Developing Capacity for Continuous Renewal of the Established Firm
This thesis explores how innovation units within structurally ambidextrous established firms evolve over time. The case study is performed in the setting of a large Scandinavian media firm; more specifically in the innovation unit tasked with exploring video content for its parent brand newspaper. I further draw on my informants’ experiences with historical innovation units that emerged from within the newspaper department.
I inductively develop a process model that reveals the different structural configurations an exploratory unit traverses as time goes by. I ascertain that the innovation process consists of four distinct, yet interrelated phases: scouting, separating, maturing, and reintegrating. While the main focus of this thesis lies on the exploratory unit, my analysis also reveals several implications for structural ambidexterity on the corporate level. By taking a process approach, my study enriches the currently prevailing static approach and shows that established firms ought to engage in iterative innovation processes to realize the full potential of structural ambidexterity. This enables them to stay innovative and continuously renew themselves.
My findings contribute to extant research by offering a process view of how innovation units evolve over time. I propose that the paradox stemming from the innovation division’s need to explore new opportunities while simultaneously maintaining previously explored technologies can be handled by becoming contextually ambidextrous. This finding dilutes the lines between the two organizational ambidexterity modes that are presented in traditional literature as distinct. My research further suggests that structural ambidexterity is not a one-time decision, but rather an iterative process.
This study also has practical implications for managers tasked with innovation. From the exploratory unit’s perspective, managers should see the bigger picture (i.e. their contribution to the focal firm’s strategic renewal) and internalize the natural progression of the relationship with the established firm over time.

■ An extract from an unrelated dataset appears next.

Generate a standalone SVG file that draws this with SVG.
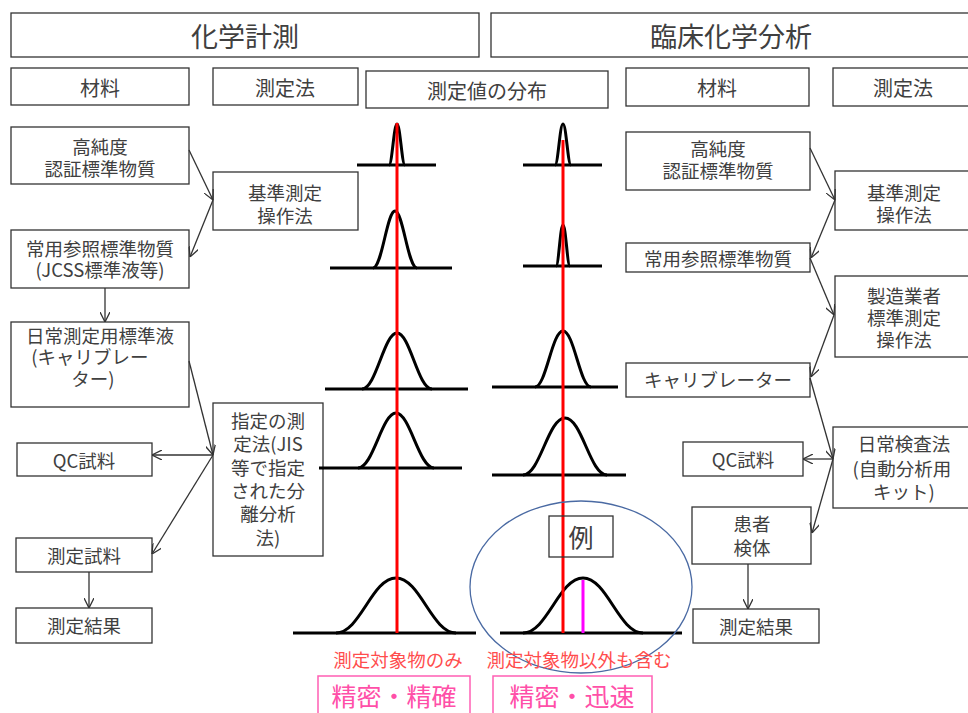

Further, it highlights the necessity to train generalists and create a context that enables employees to handle the emerging exploration-exploitation dilemma. On the corporate level, this study reveals that top managers need to constantly manage several innovation processes to ensure sustained innovativeness. It thus highlights the value of managers who have experience with the innovation process for building the required change capacity. Moreover, it requires managers from the established firm to continuously assess how mature an innovation is and to adapt the organizational structure accordingly.